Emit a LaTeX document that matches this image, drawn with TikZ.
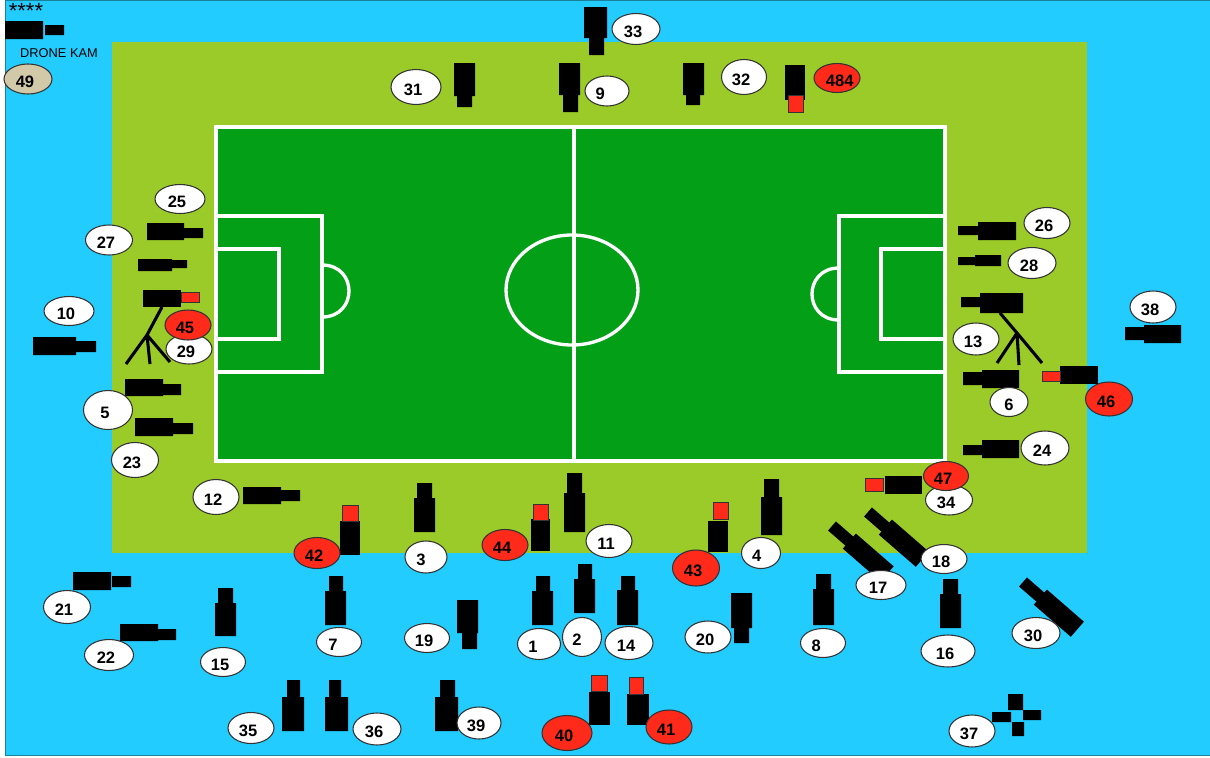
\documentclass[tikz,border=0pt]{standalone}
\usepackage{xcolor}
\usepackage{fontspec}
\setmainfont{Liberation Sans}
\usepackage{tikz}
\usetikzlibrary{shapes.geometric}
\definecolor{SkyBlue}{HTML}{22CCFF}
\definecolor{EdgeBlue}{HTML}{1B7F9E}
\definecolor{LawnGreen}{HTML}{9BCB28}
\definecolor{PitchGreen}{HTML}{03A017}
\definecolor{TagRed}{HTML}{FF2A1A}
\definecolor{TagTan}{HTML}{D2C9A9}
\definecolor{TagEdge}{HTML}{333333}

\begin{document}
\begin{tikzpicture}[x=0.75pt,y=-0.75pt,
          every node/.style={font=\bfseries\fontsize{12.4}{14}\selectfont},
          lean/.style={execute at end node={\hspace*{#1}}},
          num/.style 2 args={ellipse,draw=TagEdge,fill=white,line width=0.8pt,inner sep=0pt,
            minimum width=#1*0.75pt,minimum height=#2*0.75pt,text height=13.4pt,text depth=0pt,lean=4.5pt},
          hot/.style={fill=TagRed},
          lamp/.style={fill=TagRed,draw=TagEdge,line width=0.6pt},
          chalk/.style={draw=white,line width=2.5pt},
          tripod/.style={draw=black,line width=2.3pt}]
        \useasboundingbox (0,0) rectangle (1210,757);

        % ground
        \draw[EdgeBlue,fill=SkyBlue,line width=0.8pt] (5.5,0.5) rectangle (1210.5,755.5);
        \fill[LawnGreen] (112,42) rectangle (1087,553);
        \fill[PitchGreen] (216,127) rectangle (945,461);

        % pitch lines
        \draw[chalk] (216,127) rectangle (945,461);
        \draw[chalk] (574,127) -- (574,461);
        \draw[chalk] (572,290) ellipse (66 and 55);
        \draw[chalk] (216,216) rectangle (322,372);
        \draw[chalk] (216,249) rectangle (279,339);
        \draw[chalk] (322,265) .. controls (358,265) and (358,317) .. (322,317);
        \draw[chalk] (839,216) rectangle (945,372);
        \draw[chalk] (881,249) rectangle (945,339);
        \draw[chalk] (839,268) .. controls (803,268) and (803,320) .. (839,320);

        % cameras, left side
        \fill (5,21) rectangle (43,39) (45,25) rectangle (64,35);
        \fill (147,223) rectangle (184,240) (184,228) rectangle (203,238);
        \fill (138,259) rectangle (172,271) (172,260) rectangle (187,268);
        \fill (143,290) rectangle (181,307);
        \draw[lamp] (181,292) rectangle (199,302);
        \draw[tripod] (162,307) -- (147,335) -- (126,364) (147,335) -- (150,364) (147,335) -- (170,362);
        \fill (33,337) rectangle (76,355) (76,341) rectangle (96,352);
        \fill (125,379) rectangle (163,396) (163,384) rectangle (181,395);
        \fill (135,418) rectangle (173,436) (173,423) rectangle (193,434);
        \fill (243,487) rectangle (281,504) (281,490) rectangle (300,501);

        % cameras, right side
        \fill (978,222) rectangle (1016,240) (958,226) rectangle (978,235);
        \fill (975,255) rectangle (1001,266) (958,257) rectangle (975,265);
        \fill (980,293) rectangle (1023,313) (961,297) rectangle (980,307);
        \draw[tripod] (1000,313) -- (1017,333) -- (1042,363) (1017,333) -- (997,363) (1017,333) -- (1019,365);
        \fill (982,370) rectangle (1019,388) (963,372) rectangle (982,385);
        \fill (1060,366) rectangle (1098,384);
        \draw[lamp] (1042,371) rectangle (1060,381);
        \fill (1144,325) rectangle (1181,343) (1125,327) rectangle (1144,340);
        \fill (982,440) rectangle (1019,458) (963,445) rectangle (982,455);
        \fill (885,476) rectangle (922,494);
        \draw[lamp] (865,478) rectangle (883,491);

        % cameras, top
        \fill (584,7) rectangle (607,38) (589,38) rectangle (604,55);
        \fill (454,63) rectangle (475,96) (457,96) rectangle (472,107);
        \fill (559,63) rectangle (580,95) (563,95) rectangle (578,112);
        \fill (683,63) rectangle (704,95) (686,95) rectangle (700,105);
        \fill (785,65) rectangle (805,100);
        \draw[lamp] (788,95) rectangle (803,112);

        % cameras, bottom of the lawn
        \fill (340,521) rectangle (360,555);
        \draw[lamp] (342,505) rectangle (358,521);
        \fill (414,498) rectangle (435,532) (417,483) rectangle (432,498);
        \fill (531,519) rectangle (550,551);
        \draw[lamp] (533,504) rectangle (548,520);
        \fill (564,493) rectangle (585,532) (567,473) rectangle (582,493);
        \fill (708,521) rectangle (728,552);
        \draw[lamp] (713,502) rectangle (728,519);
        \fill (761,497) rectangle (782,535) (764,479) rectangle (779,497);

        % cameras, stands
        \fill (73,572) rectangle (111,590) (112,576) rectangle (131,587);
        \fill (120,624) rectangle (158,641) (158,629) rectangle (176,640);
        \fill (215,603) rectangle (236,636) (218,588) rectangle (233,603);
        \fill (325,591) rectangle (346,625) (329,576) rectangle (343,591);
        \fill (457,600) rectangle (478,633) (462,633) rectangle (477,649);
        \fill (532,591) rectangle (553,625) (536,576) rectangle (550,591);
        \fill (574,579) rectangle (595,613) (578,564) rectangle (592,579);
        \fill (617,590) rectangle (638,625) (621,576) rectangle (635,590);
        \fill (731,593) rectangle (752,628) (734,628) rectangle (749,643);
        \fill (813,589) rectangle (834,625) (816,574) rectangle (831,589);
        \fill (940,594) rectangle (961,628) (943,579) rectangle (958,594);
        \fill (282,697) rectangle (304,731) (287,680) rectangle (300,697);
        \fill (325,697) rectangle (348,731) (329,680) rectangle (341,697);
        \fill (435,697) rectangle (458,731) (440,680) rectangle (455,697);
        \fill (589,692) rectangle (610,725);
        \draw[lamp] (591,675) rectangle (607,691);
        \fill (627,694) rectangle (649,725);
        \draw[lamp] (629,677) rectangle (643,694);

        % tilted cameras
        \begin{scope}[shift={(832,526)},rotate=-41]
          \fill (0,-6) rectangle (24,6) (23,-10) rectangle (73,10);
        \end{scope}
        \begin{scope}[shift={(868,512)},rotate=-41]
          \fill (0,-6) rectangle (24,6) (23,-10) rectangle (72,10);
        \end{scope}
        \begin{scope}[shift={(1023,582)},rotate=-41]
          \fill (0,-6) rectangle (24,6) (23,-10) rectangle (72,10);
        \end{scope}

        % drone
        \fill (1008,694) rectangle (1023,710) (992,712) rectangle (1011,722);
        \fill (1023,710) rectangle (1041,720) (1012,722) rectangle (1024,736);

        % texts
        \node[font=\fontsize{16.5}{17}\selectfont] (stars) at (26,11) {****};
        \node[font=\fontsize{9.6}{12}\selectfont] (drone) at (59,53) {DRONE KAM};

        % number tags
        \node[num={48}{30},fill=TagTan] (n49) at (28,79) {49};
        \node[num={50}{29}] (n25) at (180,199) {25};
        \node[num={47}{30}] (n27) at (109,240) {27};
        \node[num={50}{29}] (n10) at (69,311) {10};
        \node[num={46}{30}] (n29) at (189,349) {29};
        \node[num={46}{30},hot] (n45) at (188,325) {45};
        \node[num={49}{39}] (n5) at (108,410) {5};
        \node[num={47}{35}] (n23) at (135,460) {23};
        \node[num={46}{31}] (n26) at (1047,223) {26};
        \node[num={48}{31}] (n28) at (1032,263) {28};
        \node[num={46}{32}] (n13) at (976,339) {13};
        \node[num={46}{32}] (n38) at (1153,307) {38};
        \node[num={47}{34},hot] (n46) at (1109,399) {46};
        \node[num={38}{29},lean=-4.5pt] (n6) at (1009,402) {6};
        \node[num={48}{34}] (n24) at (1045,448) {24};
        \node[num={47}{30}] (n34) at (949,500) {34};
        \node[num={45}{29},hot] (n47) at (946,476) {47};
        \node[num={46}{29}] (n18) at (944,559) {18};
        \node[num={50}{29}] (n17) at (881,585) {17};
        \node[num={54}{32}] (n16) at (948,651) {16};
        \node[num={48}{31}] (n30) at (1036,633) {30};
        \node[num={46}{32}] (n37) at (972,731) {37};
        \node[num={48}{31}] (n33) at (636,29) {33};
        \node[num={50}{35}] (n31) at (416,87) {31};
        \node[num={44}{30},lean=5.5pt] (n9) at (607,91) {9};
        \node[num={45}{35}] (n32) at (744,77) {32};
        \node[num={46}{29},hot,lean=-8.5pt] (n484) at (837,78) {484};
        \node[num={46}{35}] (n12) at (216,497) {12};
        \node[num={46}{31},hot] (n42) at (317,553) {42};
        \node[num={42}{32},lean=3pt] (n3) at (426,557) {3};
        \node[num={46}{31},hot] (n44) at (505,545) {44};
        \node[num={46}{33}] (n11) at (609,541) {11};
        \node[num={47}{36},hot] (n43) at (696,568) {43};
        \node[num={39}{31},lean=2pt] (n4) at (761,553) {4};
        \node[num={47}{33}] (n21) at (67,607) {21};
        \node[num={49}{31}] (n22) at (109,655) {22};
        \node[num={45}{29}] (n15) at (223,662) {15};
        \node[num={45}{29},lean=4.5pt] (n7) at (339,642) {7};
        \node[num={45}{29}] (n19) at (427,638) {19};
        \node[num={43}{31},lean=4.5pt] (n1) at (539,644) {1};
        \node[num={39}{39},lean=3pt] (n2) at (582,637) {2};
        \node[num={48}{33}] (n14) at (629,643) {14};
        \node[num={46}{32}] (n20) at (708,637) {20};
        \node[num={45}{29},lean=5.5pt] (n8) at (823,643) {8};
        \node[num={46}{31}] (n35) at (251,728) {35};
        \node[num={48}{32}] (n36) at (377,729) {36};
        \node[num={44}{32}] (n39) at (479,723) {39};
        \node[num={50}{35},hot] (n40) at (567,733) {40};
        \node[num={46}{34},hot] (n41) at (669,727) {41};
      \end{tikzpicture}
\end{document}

□ □ □ □ □ □ □

◆ WHAT IS REQUIRED
From the opening line of the listing above through the line bearing "(0,0) rectangle (1210,757);", repeat each line exactly. Drop every picture.

◆ CORRECT OUTPUT
Emit a LaTeX document that matches this image, drawn with TikZ.
\documentclass[tikz,border=0pt]{standalone}
\usepackage{xcolor}
\usepackage{fontspec}
\setmainfont{Liberation Sans}
\usepackage{tikz}
\usetikzlibrary{shapes.geometric}
\definecolor{SkyBlue}{HTML}{22CCFF}
\definecolor{EdgeBlue}{HTML}{1B7F9E}
\definecolor{LawnGreen}{HTML}{9BCB28}
\definecolor{PitchGreen}{HTML}{03A017}
\definecolor{TagRed}{HTML}{FF2A1A}
\definecolor{TagTan}{HTML}{D2C9A9}
\definecolor{TagEdge}{HTML}{333333}

\begin{document}
\begin{tikzpicture}[x=0.75pt,y=-0.75pt,
          every node/.style={font=\bfseries\fontsize{12.4}{14}\selectfont},
          lean/.style={execute at end node={\hspace*{#1}}},
          num/.style 2 args={ellipse,draw=TagEdge,fill=white,line width=0.8pt,inner sep=0pt,
            minimum width=#1*0.75pt,minimum height=#2*0.75pt,text height=13.4pt,text depth=0pt,lean=4.5pt},
          hot/.style={fill=TagRed},
          lamp/.style={fill=TagRed,draw=TagEdge,line width=0.6pt},
          chalk/.style={draw=white,line width=2.5pt},
          tripod/.style={draw=black,line width=2.3pt}]
        \useasboundingbox (0,0) rectangle (1210,757);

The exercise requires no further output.